Brown University (Providence, Rhode Island)

Founded 1764.

  • Undergraduate cohort: ~7,000
  • Acceptance rate: 5.4%
  • Best known for: the Open Curriculum (no general education requirements), creative writing, applied mathematics, computer science
  • Notable: most academically flexible Ivy; students can take any course pass/fail and design their own concentrations.

Cornell University (Ithaca, New York)

Founded 1865 — youngest of the Ivies.

  • Undergraduate cohort: ~16,000 (largest of the Ivies)
  • Acceptance rate: 8.4%
  • Best known for: engineering, hotel administration, agriculture, architecture, veterinary science
  • Notable: a hybrid public-private structure — some Cornell colleges are state-funded with lower in-state tuition.

Dartmouth College (Hanover, New Hampshire)

Founded 1769.

  • Undergraduate cohort: ~4,500 (smallest of the Ivies)
  • Acceptance rate: 5.4%
  • Best known for: undergraduate teaching focus, government, economics, the Tuck School of Business (graduate)
  • Notable: very small for an Ivy, rural location, strong outdoorsy culture.

Why "Ivy League" is a misleading category

The eight differ on every meaningful dimension:

  • Size: Dartmouth (4,500) vs Cornell (16,000)
  • Location: rural New Hampshire vs central Manhattan
  • Strength: Wharton at Penn vs the Open Curriculum at Brown — two completely different undergraduate models
  • Culture: Princeton's eating clubs vs Yale's residential colleges vs Columbia's "find your community in NYC"
  • Admissions profile: Harvard's 3.6% rate vs Cornell's 8.4%

The right question is not "should I apply to the Ivy League?" but "which 3–5 of these eight, if any, are good fits for me?".
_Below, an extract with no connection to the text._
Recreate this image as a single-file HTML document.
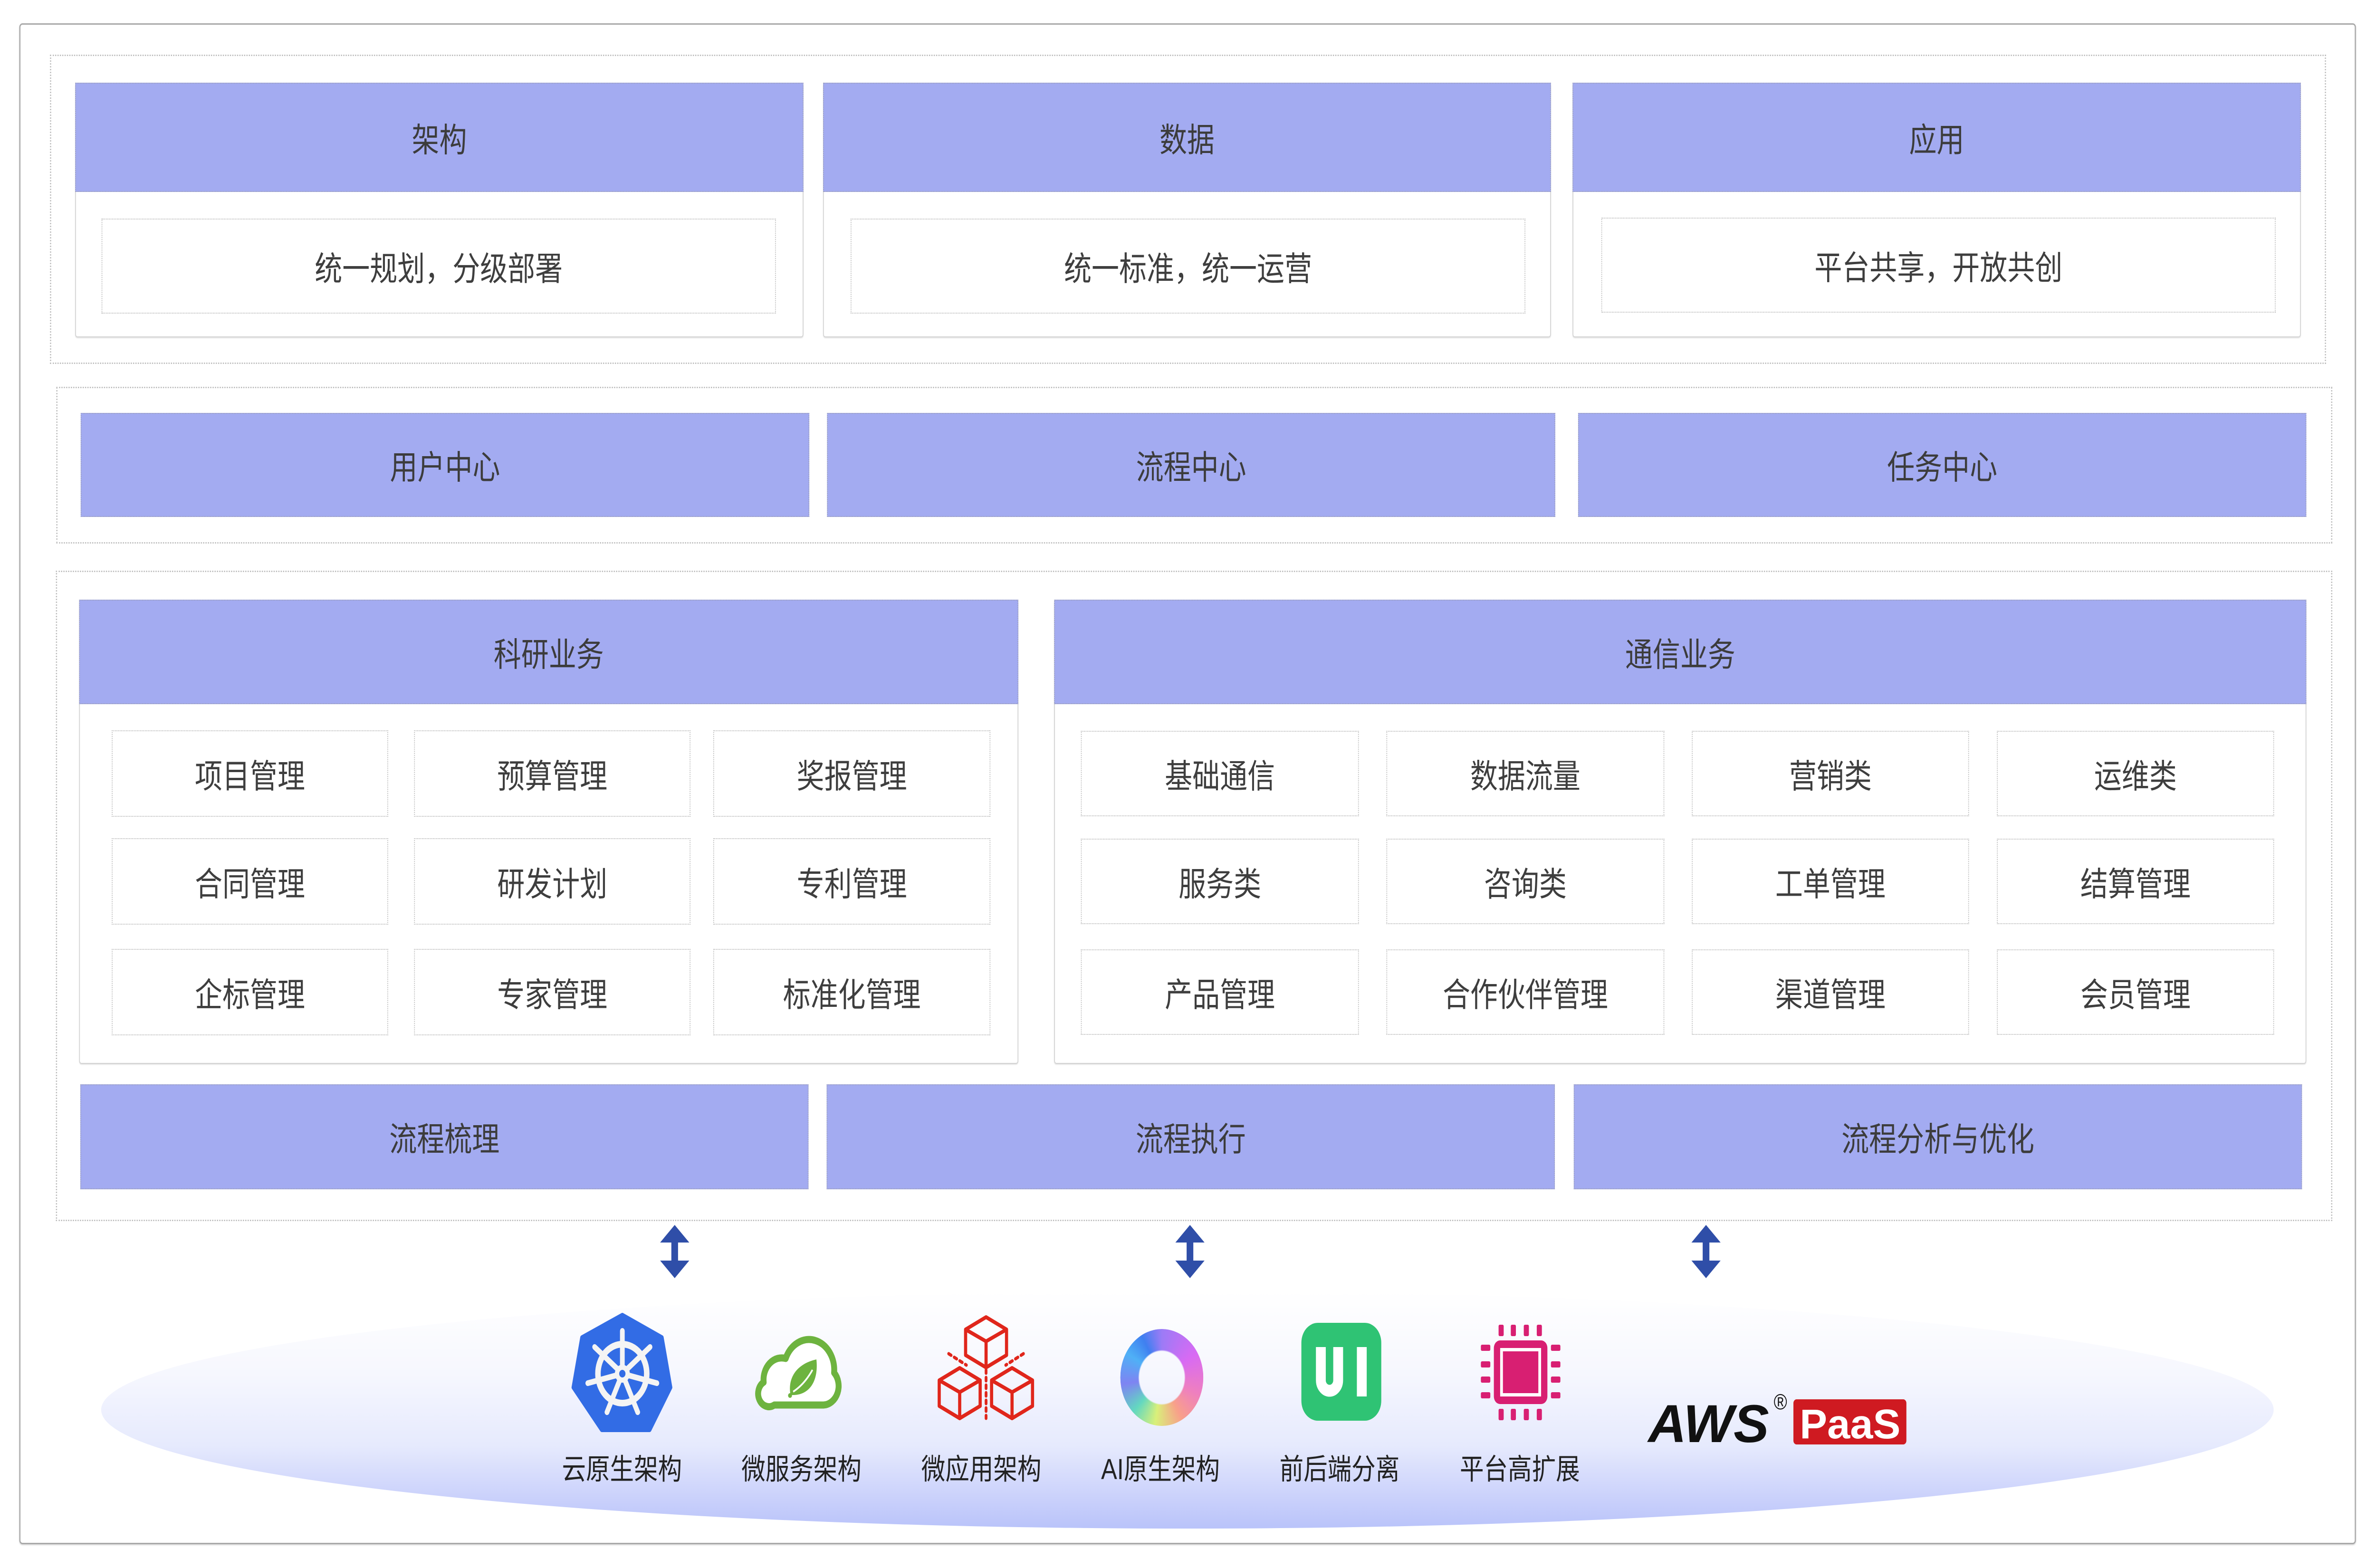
<!DOCTYPE html>
<html>
<head>
<meta charset="utf-8">
<style>
html,body{margin:0;padding:0;background:#fff;width:100%;height:100%;overflow:hidden;}
#root{position:fixed;left:0;top:0;width:100vw;height:100vh;display:block;}
.page{position:relative;width:6036px;height:3300px;background:#fff;font-family:"Liberation Sans","Noto Sans CJK SC",sans-serif;overflow:hidden;}
.a{position:absolute;box-sizing:border-box;}
.outer{border:3px solid #a9a9a9;border-radius:8px;box-shadow:0 2px 3px rgba(0,0,0,0.15);}
.grp{border:3px dotted #bfbfbf;}
.body{background:#fff;border:2px solid #d3d3d3;border-radius:6px;box-shadow:0 2px 2px rgba(0,0,0,0.10);}
.hdr{background:#a3abf1;border:2px dotted #9c9fba;display:flex;align-items:center;justify-content:center;font-size:70px;color:#3c3c3c;}
.item{background:#fff;border:2px dotted #bbbbbb;display:flex;align-items:center;justify-content:center;font-size:70px;color:#3e3e3e;}
.ell{border-radius:50%;background:linear-gradient(to bottom,#ffffff 0%,#f6f7fe 35%,#e6eafd 65%,#c9d0fb 88%,#b9c3fa 100%);}
.ai{border-radius:50%;background:conic-gradient(from 0deg,#9c7bf6 0deg,#d86af3 60deg,#ee7fc0 110deg,#f8a08a 150deg,#d9f07a 190deg,#63d8c0 225deg,#7e84f2 262deg,#4fb0f6 300deg,#3f7ff0 330deg,#9c7bf6 360deg);-webkit-mask:radial-gradient(closest-side,transparent 54%,#000 57%);mask:radial-gradient(closest-side,transparent 54%,#000 57%);}
</style>
</head>
<body>
<svg id="root" viewBox="0 0 6036 3300" preserveAspectRatio="none" xmlns="http://www.w3.org/2000/svg">
<foreignObject x="0" y="0" width="6036" height="3300">
<div xmlns="http://www.w3.org/1999/xhtml" class="page">

<!-- outer frame -->
<div class="a outer" style="left:49px;top:49px;width:5936px;height:3201px;"></div>

<!-- bottom ellipse -->
<div class="a ell" style="left:257px;top:2717px;width:5519px;height:500px;"></div>

<!-- Group 1 -->
<div class="a grp" style="left:127px;top:115px;width:5782px;height:651px;"></div>

<div class="a body" style="left:191px;top:174px;width:1850px;height:536px;"></div>
<div class="a hdr" style="left:191px;top:174px;width:1850px;height:230px;">架构</div>
<div class="a item" style="left:258px;top:460px;width:1713px;height:200px;">统一规划，分级部署</div>

<div class="a body" style="left:2091px;top:174px;width:1849px;height:536px;"></div>
<div class="a hdr" style="left:2091px;top:174px;width:1849px;height:230px;">数据</div>
<div class="a item" style="left:2161px;top:460px;width:1714px;height:200px;">统一标准，统一运营</div>

<div class="a body" style="left:3995px;top:174px;width:1850px;height:536px;"></div>
<div class="a hdr" style="left:3995px;top:174px;width:1850px;height:230px;">应用</div>
<div class="a item" style="left:4068px;top:458px;width:1713px;height:200px;">平台共享，开放共创</div>

<!-- Group 2 -->
<div class="a grp" style="left:143px;top:814px;width:5782px;height:330px;"></div>
<div class="a hdr" style="left:205px;top:869px;width:1851px;height:219px;">用户中心</div>
<div class="a hdr" style="left:2101px;top:869px;width:1850px;height:219px;">流程中心</div>
<div class="a hdr" style="left:4009px;top:869px;width:1850px;height:219px;">任务中心</div>

<!-- Group 3 -->
<div class="a grp" style="left:142px;top:1201px;width:5783px;height:1369px;"></div>

<div class="a body" style="left:201px;top:1262px;width:2386px;height:977px;"></div>
<div class="a hdr" style="left:201px;top:1262px;width:2386px;height:220px;">科研业务</div>

<div class="a item" style="left:284px;top:1537px;width:702px;height:182px;">项目管理</div>
<div class="a item" style="left:1052px;top:1537px;width:702px;height:182px;">预算管理</div>
<div class="a item" style="left:1812px;top:1537px;width:704px;height:182px;">奖报管理</div>
<div class="a item" style="left:284px;top:1764px;width:702px;height:182px;">合同管理</div>
<div class="a item" style="left:1052px;top:1764px;width:702px;height:182px;">研发计划</div>
<div class="a item" style="left:1812px;top:1764px;width:704px;height:182px;">专利管理</div>
<div class="a item" style="left:284px;top:1997px;width:702px;height:182px;">企标管理</div>
<div class="a item" style="left:1052px;top:1997px;width:702px;height:182px;">专家管理</div>
<div class="a item" style="left:1812px;top:1997px;width:704px;height:182px;">标准化管理</div>

<div class="a body" style="left:2678px;top:1262px;width:3181px;height:977px;"></div>
<div class="a hdr" style="left:2678px;top:1262px;width:3181px;height:220px;">通信业务</div>

<div class="a item" style="left:2746px;top:1538px;width:706px;height:180px;">基础通信</div>
<div class="a item" style="left:3522px;top:1538px;width:706px;height:180px;">数据流量</div>
<div class="a item" style="left:4298px;top:1538px;width:704px;height:180px;">营销类</div>
<div class="a item" style="left:5073px;top:1538px;width:704px;height:180px;">运维类</div>
<div class="a item" style="left:2746px;top:1765px;width:706px;height:180px;">服务类</div>
<div class="a item" style="left:3522px;top:1765px;width:706px;height:180px;">咨询类</div>
<div class="a item" style="left:4298px;top:1765px;width:704px;height:180px;">工单管理</div>
<div class="a item" style="left:5073px;top:1765px;width:704px;height:180px;">结算管理</div>
<div class="a item" style="left:2746px;top:1998px;width:706px;height:180px;">产品管理</div>
<div class="a item" style="left:3522px;top:1998px;width:706px;height:180px;">合作伙伴管理</div>
<div class="a item" style="left:4298px;top:1998px;width:704px;height:180px;">渠道管理</div>
<div class="a item" style="left:5073px;top:1998px;width:704px;height:180px;">会员管理</div>

<div class="a hdr" style="left:204px;top:2282px;width:1850px;height:221px;">流程梳理</div>
<div class="a hdr" style="left:2100px;top:2282px;width:1850px;height:221px;">流程执行</div>
<div class="a hdr" style="left:3998px;top:2282px;width:1850px;height:221px;">流程分析与优化</div>

<!-- AI ring -->
<div class="a ai" style="left:2846px;top:2797px;width:211px;height:204px;"></div>

</div>
</foreignObject>

  <!-- arrows -->
  <g fill="#2f4ea8">
    <polygon points="1714,2578 1751,2615 1722.5,2615 1722.5,2653 1751,2653 1714,2690 1677,2653 1705.5,2653 1705.5,2615 1677,2615"/>
    <polygon points="3023,2578 3060,2615 3031.5,2615 3031.5,2653 3060,2653 3023,2690 2986,2653 3014.5,2653 3014.5,2615 2986,2615"/>
    <polygon points="4334,2578 4371,2615 4342.5,2615 4342.5,2653 4371,2653 4334,2690 4297,2653 4325.5,2653 4325.5,2615 4297,2615"/>
  </g>

  <!-- Kubernetes icon -->
  <g transform="translate(1457,2768)">
    <polygon points="124,0 224,47 246,152 193,241 72,241 0,152 22,47" fill="#326ce5" stroke="#326ce5" stroke-width="10" stroke-linejoin="round"/>
    <g transform="translate(124,123)" stroke="#f4f4f4" stroke-linecap="round" fill="none">
      <circle r="62" stroke-width="14"/>
      <g stroke-width="12">
        <line x1="0" y1="0" x2="0" y2="-90" transform="rotate(0)"/>
        <line x1="0" y1="0" x2="0" y2="-90" transform="rotate(51.43)"/>
        <line x1="0" y1="0" x2="0" y2="-90" transform="rotate(102.86)"/>
        <line x1="0" y1="0" x2="0" y2="-90" transform="rotate(154.29)"/>
        <line x1="0" y1="0" x2="0" y2="-90" transform="rotate(205.71)"/>
        <line x1="0" y1="0" x2="0" y2="-90" transform="rotate(257.14)"/>
        <line x1="0" y1="0" x2="0" y2="-90" transform="rotate(308.57)"/>
      </g>
      <circle r="19" fill="#f4f4f4" stroke="none"/>
      <circle r="8" fill="#326ce5" stroke="none"/>
    </g>
  </g>

  <!-- Spring cloud icon -->
  <g transform="translate(1912,2809)">
    <path d="M 55 148 L 180 148 A 40 40 0 0 0 207 80 A 64 64 0 0 0 84 50 A 46 46 0 0 0 28 100 A 26 26 0 0 0 55 148 Z" fill="#ffffff" stroke="#6db33f" stroke-width="15" stroke-linejoin="round"/>
    <path d="M 96 126 C 88 86 118 60 162 52 C 168 98 144 128 100 127 Z" fill="#6db33f"/>
    <path d="M 103 120 Q 132 104 152 74" stroke="#ffffff" stroke-width="4" fill="none"/>
    <circle cx="95" cy="128" r="5" fill="#6db33f"/>
  </g>

  <!-- Micro-app cubes icon -->
  <g transform="translate(2381,2767)" fill="none" stroke="#e0261b" stroke-width="8" stroke-linejoin="round">
    <g transform="translate(124,58)">
      <polygon points="0,-53 52,-27 52,27 0,53 -52,27 -52,-27"/>
      <polyline points="-52,-27 0,-2 52,-27"/>
      <line x1="0" y1="-2" x2="0" y2="53"/>
    </g>
    <g transform="translate(57,165)">
      <polygon points="0,-53 52,-27 52,27 0,53 -52,27 -52,-27"/>
      <polyline points="-52,-27 0,-2 52,-27"/>
      <line x1="0" y1="-2" x2="0" y2="53"/>
    </g>
    <g transform="translate(190,165)">
      <polygon points="0,-53 52,-27 52,27 0,53 -52,27 -52,-27"/>
      <polyline points="-52,-27 0,-2 52,-27"/>
      <line x1="0" y1="-2" x2="0" y2="53"/>
    </g>
    <g stroke-dasharray="7 9" stroke-width="7" stroke-linecap="round">
      <line x1="124" y1="116" x2="124" y2="218"/>
      <line x1="29" y1="82" x2="74" y2="106"/>
      <line x1="219" y1="82" x2="174" y2="106"/>
    </g>
  </g>

  <!-- UI icon -->
  <g transform="translate(3306,2784)">
    <rect x="0" y="0" width="203" height="206" rx="42" fill="#2fc374"/>
    <path d="M 49.5 51 V 121 A 22 22 0 0 0 93.5 121 V 51" stroke="#ffffff" stroke-width="25" fill="none"/>
    <rect x="141" y="51" width="25" height="104" fill="#ffffff"/>
  </g>

  <!-- Chip icon -->
  <g transform="translate(3762,2788)" fill="#d81f72">
    <rect x="33" y="33" width="136" height="134" rx="16"/>
    <rect x="49" y="49" width="104" height="102" fill="#ffffff"/>
    <rect x="56" y="56" width="90" height="88"/>
    <rect x="45" y="0" width="13" height="24" rx="3"/>
    <rect x="76" y="0" width="13" height="24" rx="3"/>
    <rect x="109" y="0" width="13" height="24" rx="3"/>
    <rect x="142" y="0" width="13" height="24" rx="3"/>
    <rect x="45" y="177" width="13" height="24" rx="3"/>
    <rect x="76" y="177" width="13" height="24" rx="3"/>
    <rect x="109" y="177" width="13" height="24" rx="3"/>
    <rect x="142" y="177" width="13" height="24" rx="3"/>
    <rect x="0" y="42" width="24" height="13" rx="3"/>
    <rect x="0" y="77" width="24" height="13" rx="3"/>
    <rect x="0" y="109" width="24" height="13" rx="3"/>
    <rect x="0" y="142" width="24" height="13" rx="3"/>
    <rect x="178" y="42" width="24" height="13" rx="3"/>
    <rect x="178" y="77" width="24" height="13" rx="3"/>
    <rect x="178" y="109" width="24" height="13" rx="3"/>
    <rect x="178" y="142" width="24" height="13" rx="3"/>
  </g>

  <!-- AWS PaaS logo -->
  <text x="4187" y="3035" font-family="Liberation Sans, sans-serif" font-weight="bold" font-style="italic" font-size="112" fill="#111111" textLength="307" lengthAdjust="spacingAndGlyphs">AWS</text>
  <text x="4506" y="2966" font-family="Liberation Sans, sans-serif" font-size="46" fill="#111111">®</text>
  <rect x="4556" y="2945" width="287" height="95" rx="8" fill="#cf1a21"/>
  <text x="4572" y="3027" font-family="Liberation Sans, sans-serif" font-weight="bold" font-size="87" fill="#ffffff" textLength="256" lengthAdjust="spacingAndGlyphs">PaaS</text>

  <!-- labels -->
  <g font-family="Liberation Sans, Noto Sans CJK SC, sans-serif" font-size="61" fill="#222222" text-anchor="middle" dominant-baseline="central">
    <text x="1580" y="3092">云原生架构</text>
    <text x="2036" y="3092">微服务架构</text>
    <text x="2493" y="3092">微应用架构</text>
    <text x="2948" y="3092">AI原生架构</text>
    <text x="3403" y="3092">前后端分离</text>
    <text x="3861" y="3092">平台高扩展</text>
  </g>
</svg>
</body>
</html>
Acceptance rate league table

| University | Acceptance rate | | --- | --- | | Harvard | 3.6% | | Columbia | 3.9% | | Yale | 4.6% | | Princeton | 4.6% | | Brown | 5.4% | | Dartmouth | 5.4% | | Penn | 5.8% | | Cornell | 8.4% |

Differences in the top group (Harvard, Columbia, Yale, Princeton) are within margin of error.

The honest summary

If you want a US Ivy education, treat the eight as a starting list of universities to research individually — not as a single category. The right applicant strategy depends on which Ivies fit you specifically, plus which non-Ivies should sit alongside them on your list.